When to Skip BDIC and Negotiate the Ticket Directly

BDIC costs $50 to $125 and requires eight hours of classroom or online instruction. If your ticket carries a fine under $150 and you are already in non-standard tier with multiple violations, paying the fine may cost less than the course fee plus the time investment. Non-standard carriers already apply maximum surcharges for multi-violation drivers, so adding one more minor ticket rarely increases your premium further—most non-standard underwriting models cap surcharges at 100 to 120 percent regardless of violation count beyond three.
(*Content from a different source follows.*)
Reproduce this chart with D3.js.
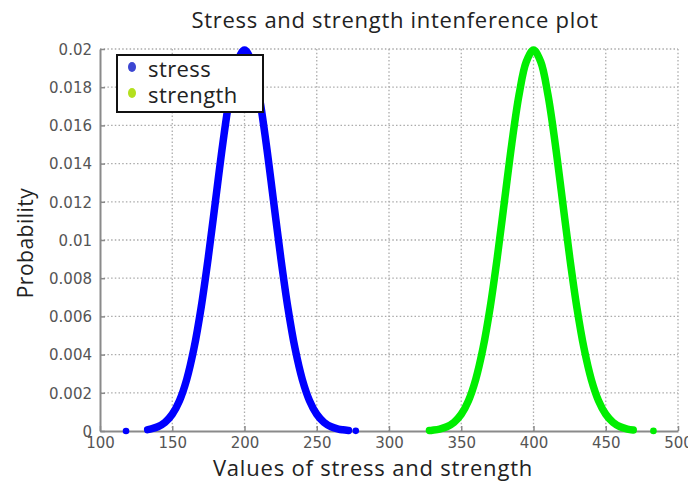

If you plan to switch carriers at renewal regardless of ticket outcome, BDIC delivers no rate benefit unless the new carrier's underwriting guidelines explicitly reward dismissals. Request a quote from your target carrier before completing BDIC and ask whether they differentiate between dismissed and convicted tickets. If the answer is no, the course saves you points and preserves license eligibility but does not lower your premium at the new carrier. BDIC makes sense if you are within 4 points of suspension, if you hold a commercial driver's license, or if you expect a second ticket within three years and want to preserve the dismissal option for the higher-value violation. It also makes sense if your current carrier is preferred-tier and you want to avoid a tier drop. For drivers already in non-standard tier with no CDL and no risk of suspension, paying the fine and skipping BDIC is often the lower total-cost path.